Real underinsurance is more common than most homeowners think
This isn't a theoretical risk. Researchers at the University of Colorado Boulder analyzed thousands of policyholders who filed claims after the 2021 Marshall Fire near Boulder and found 74% were underinsured — more than a third of those fell short by 25% or more of what they actually needed to rebuild. A separate analysis of California wildfire claims found average coverage of roughly $591,000 against an actual average rebuild cost of about $757,000, after post-disaster material and labor prices spiked well above pre-fire estimates.
Why rebuild costs spike right when you need coverage most
After a major regional disaster — wildfire, hurricane, hail event — rebuild costs in that area often jump well above the pre-disaster baseline, because everyone in the area needs the same contractors and the same materials at the same time. A replacement cost estimate from a normal year can understate what you'd actually pay to rebuild after the kind of event that would trigger the claim in the first place. This is exactly what "extended" or "guaranteed" replacement cost coverage — often 10–25% above your stated dwelling limit — is designed to protect against; ask your agent whether your policy includes it.
What this calculator can't replace
A square-footage estimate is a useful sanity check, not a substitute for a professional appraisal or your insurer's own detailed replacement cost calculation, which accounts for far more — foundation type, roof complexity, interior fixture quality, local permitting costs, and more. Update your estimate at every renewal, after any major remodel, and after any regional disaster that could have pushed local rebuild costs up.
National average construction cost sourced to the National Association of Home Builders (2026). Underinsurance research: University of Colorado Boulder's analysis of Marshall Fire claims data, as reported by NerdWallet. This is a planning estimate, not an appraisal or insurance advice — confirm your actual coverage needs with your insurer or a licensed appraiser.
Frequently asked questions
Before your policy renews.
How do I calculate the replacement cost of my home for insurance?
Multiply your home's square footage by the local cost per square foot to rebuild, adjusted for construction quality and any multi-story premium, then add site costs like demolition and permits. The 2026 national average is about $162/sq ft, but local costs vary significantly.

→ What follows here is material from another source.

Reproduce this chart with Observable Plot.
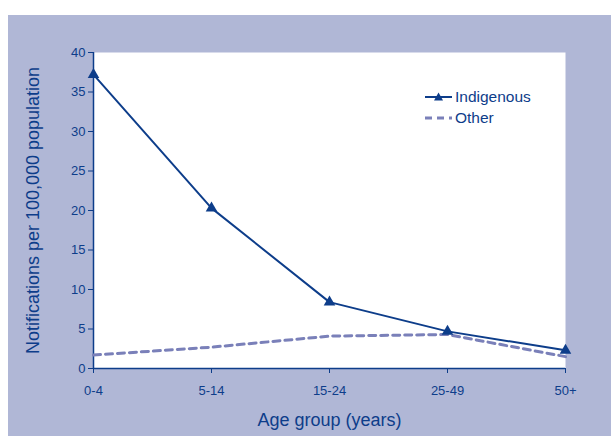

Is replacement cost the same as my home's market value?
No. Market value includes land and neighborhood factors; replacement cost only covers the physical structure. The two numbers can differ by tens or even hundreds of thousands of dollars in either direction.

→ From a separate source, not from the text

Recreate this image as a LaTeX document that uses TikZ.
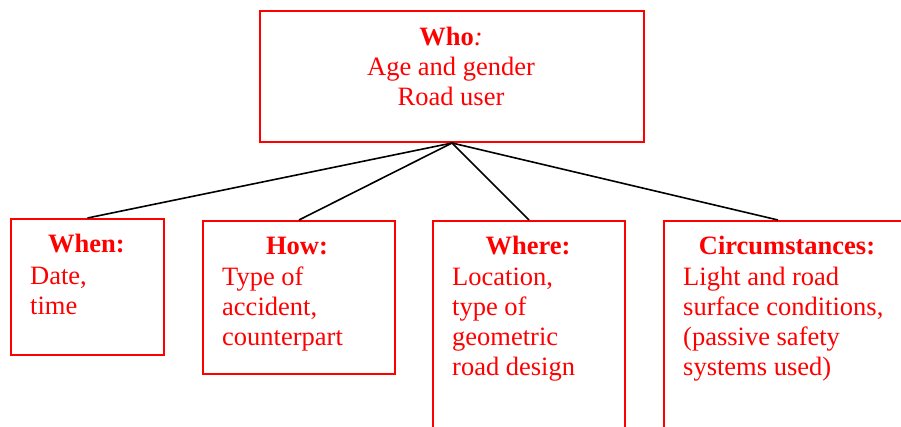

What happens if I'm underinsured when I file a claim?
If your coverage falls below 80% of your home's full replacement cost, most policies apply a coinsurance penalty that proportionally reduces your payout — even on a partial loss, not just a total loss.
How often should I update my replacement cost estimate?
At every policy renewal, after any significant remodel or addition, and after any major regional disaster (wildfire, hurricane, hail) that could have driven up local labor and material costs.
Should I insure for more than 100% of the estimated replacement cost?
Many homeowners add a buffer — often through extended or guaranteed replacement cost coverage of 10–25% above the stated limit — specifically because rebuild costs tend to spike after the kind of regional disaster that triggers large claims in the first place.